That Time The Ultimate Warrior Nearly Ruined WWE's Attitude Era
All stars burn out, and that is true of wrestling also. The Warrior got over and jumped the shark over the course of his introductory promo in WCW. He rambled on and on and on and on, incoherently, for an eternity. Eric Bischoff realised his error far more quickly than that.
Everything about his resulting Halloween Havoc match with Hulk Hogan, Warrior’s sole singles bout in the company, was an antiquated and unmitigated disaster. All passé tests of strength and arthritic physical exchanges, it ended—and this is pure poetry—with the whole thing literally blowing up in their faces courtesy of an errant fireball. Warrior simply wasn’t worth the hassle.

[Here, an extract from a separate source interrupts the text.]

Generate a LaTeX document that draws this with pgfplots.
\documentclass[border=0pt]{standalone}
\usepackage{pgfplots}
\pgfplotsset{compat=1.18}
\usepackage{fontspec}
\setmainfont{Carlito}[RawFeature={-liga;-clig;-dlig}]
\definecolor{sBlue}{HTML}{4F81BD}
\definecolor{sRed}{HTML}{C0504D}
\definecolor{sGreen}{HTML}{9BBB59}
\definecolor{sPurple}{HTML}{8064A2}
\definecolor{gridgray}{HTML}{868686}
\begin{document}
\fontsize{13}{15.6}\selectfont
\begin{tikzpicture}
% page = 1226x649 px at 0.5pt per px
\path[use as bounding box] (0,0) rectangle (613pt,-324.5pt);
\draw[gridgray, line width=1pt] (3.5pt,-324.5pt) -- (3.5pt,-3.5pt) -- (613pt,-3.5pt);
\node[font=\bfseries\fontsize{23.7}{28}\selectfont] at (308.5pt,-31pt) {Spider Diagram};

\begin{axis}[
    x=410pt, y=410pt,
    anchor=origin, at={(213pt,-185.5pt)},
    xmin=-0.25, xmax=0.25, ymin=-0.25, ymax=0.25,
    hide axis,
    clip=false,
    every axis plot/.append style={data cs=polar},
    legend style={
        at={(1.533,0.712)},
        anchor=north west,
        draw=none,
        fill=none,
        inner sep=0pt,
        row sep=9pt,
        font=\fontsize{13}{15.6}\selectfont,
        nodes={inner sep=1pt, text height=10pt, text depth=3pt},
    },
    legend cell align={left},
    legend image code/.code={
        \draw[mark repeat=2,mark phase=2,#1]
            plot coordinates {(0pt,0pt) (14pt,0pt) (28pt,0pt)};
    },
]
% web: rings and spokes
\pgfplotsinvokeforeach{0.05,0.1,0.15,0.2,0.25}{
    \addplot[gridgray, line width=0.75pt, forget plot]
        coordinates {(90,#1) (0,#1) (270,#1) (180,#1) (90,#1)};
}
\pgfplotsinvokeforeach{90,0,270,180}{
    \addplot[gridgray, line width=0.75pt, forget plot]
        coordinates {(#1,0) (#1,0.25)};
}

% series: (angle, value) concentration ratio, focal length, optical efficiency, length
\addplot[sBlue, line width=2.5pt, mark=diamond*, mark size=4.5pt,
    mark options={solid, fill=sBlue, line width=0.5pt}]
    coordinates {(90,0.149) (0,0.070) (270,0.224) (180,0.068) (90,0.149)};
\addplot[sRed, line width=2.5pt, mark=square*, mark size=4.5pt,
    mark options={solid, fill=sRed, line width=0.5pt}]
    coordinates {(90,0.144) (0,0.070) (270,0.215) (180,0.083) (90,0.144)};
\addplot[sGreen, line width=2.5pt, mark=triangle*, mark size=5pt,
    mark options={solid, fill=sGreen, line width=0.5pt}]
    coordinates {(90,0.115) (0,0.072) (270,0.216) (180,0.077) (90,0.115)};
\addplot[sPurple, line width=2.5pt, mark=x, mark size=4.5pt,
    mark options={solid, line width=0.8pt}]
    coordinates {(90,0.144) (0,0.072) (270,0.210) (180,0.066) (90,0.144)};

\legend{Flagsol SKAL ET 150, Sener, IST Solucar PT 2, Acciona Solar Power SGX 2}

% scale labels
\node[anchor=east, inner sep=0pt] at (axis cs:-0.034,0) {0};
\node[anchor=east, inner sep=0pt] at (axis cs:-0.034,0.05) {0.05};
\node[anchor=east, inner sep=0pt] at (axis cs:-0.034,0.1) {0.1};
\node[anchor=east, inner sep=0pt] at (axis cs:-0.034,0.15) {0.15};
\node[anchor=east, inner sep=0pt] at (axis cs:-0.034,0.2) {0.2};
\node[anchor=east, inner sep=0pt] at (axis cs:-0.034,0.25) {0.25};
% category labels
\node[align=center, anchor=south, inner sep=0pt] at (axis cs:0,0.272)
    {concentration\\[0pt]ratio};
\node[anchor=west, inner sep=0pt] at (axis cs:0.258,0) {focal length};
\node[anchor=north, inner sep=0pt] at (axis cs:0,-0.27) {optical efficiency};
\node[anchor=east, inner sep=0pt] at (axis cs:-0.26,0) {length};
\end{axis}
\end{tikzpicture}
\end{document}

All Warrior did in WCW was further the league’s stigma as a dinosaur exhibition—a perception the WWF revelled in as the hip, youth-oriented alternative. That’s the kicker: would an inevitable failure of a run at best, or something disastrous at worst, tarnish the WWF’s key marketing strategy, and the reach it secured?

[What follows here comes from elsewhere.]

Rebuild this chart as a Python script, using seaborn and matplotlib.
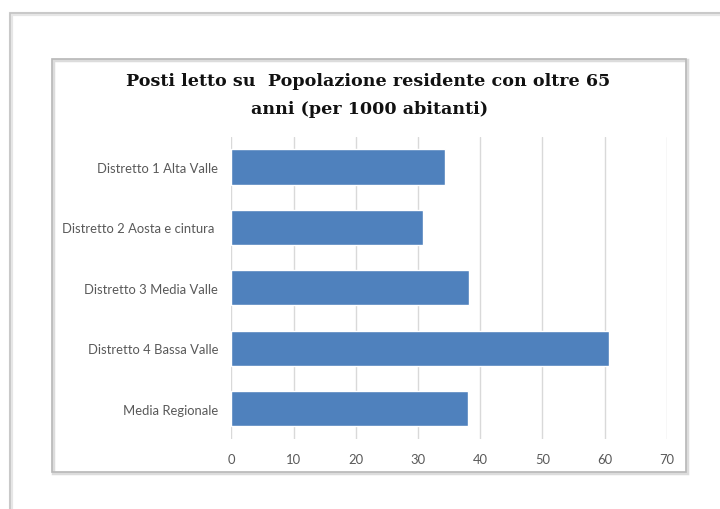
import matplotlib
matplotlib.use("Agg")
import matplotlib.pyplot as plt
from matplotlib.patches import Rectangle
import seaborn as sns
import pandas as pd

distretti = [
    "Distretto 1 Alta Valle",
    "Distretto 2 Aosta e cintura ",
    "Distretto 3 Media Valle",
    "Distretto 4 Bassa Valle",
    "Media Regionale",
]
posti_letto = [34.4, 30.8, 38.2, 60.7, 38.1]
x_ticks = [0, 10, 20, 30, 40, 50, 60, 70]

df = pd.DataFrame({"distretto": distretti, "valore": posti_letto})

sns.set_theme(style="white")
W, H = 720, 510
fig = plt.figure(figsize=(W / 100, H / 100), dpi=100)

# outer page frame and inner chart frame (pixel coordinates)
def px_rect(x0, y0, x1, y1, **kw):
    return Rectangle((x0 / W, 1 - y1 / H), (x1 - x0) / W, (y1 - y0) / H,
                     transform=fig.transFigure, fill=False, **kw)

fig.patches.append(px_rect(11, 15, 724, 514, edgecolor="#e6e6e6", lw=3))
fig.patches.append(px_rect(10, 14, 722, 512, edgecolor="#c4c4c4", lw=1.2))
fig.patches.append(px_rect(53, 61, 687, 474, edgecolor="#dcdcdc", lw=2.5))
fig.patches.append(px_rect(52, 60, 686, 473, edgecolor="#b8b8b8", lw=1.2))

ax = fig.add_axes([231.3 / W, 1 - 440 / H, (666.7 - 231.3) / W, 302.2 / H])
sns.barplot(data=df, y="distretto", x="valore", orient="h", color="#4F81BD",
            saturation=1, width=0.58, ax=ax)

ax.set_xlim(0, 70)
ax.set_xticks(x_ticks)
ax.set_xticklabels([str(t) for t in x_ticks])
ax.set_xlabel("")
ax.set_ylabel("")
ax.xaxis.grid(True, color="#d9d9d9", lw=1)
ax.set_axisbelow(True)
for s in ax.spines.values():
    s.set_visible(False)
ax.tick_params(axis="both", length=0, labelsize=9.4, colors="#595959")
ax.tick_params(axis="y", pad=9.5)
ax.tick_params(axis="x", pad=10)
for lab in ax.get_xticklabels() + ax.get_yticklabels():
    lab.set_fontfamily("Lato")

title_kw = dict(ha="center", va="center", fontsize=12.6, fontweight="bold",
                family="DejaVu Serif", color="#111111")
fig.text(368 / W, 1 - 81 / H, "Posti letto su  Popolazione residente con oltre 65",
         **title_kw)
fig.text(370 / W, 1 - 109 / H, "anni (per 1000 abitanti)", **title_kw)

fig.savefig("out.png", dpi=100, facecolor="white")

If nothing else, this crazed slice of trivia speaks to a sad truth: Vince McMahon was always immune to change, even at his most impressible. If Vince wanted the Warrior, at the precipice of the Attitude Era, it’s little wonder that he reverts to type time and time again. In 2018, the dinosaurs roam the earth, immune to extinction—and WWE is now stigmatised as the old man’s company.
Is it any wonder that the Finn Bálors and Chad Gables are dwarfed, time and time again?